In this third installment of Jones's series about ex-cop August Octavio Snow, Ronaldo Ochoa is being blackmailed into selling his historic company Authentico Foods in Detroit's Mexicantown neighborhood. Wanting to know who is threatening his neighbor, August investigates, finding himself ensnared in a dangerous net of ruthless billionaire developers.
a long, violent love letter to the city of Detroit, warts and roses and all ... this latest installment displays an insider’s familiarity with a once-promising city gleaned from traversing streets where the busses don’t run and one is bound to rub elbows (and possibly more) with folks who many would wisely cross the street to avoid ... not just explosions and fisticuffs. Jones takes August on a culinary tour of Detroit, which will have some readers (including this one) checking their Waze app to see if a drive of a few hours to the city for lunch or dinner is feasible. If there is a downer to the book, it is the somewhat ham-handed 'woke' sledgehammering that permeates it from beginning to end ... That said, one should come to this story for the action and stay for the scenery and the characters.

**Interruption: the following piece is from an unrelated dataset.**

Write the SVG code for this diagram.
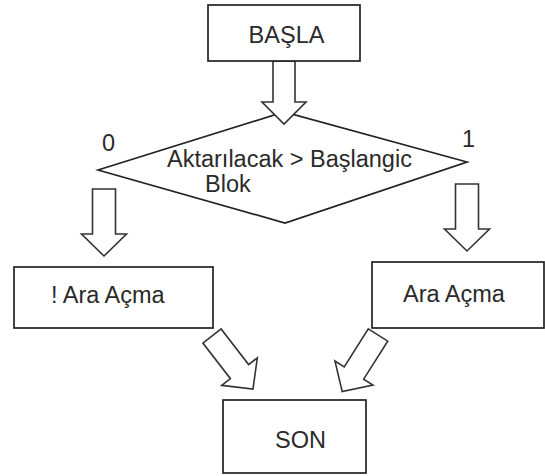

The plot kicks in to high gear when Ronaldo is killed in his office and August’s godfather is critically wounded ... Dead of Winter moves at lightning speed with crisp, smart dialogue, believable characters and an affection for Detroit and its residents. August is a hero in his neighborhood but he is no saint. The reliance on the occasional unnecessary violence sometimes mars an otherwise solid plot. Still, Hammett Prize winner Jones gives readers a character worth rooting for in what should be a long-running series.
Jones builds a raucous and endearing cast of characters from his inner-city setting, fusing neighborhood camaraderie with streetwise know-how and head-banging action. This is a fine thriller in the grand hard-boiled tradition, but it’s also a sensitive, multifaceted portrait of race in America.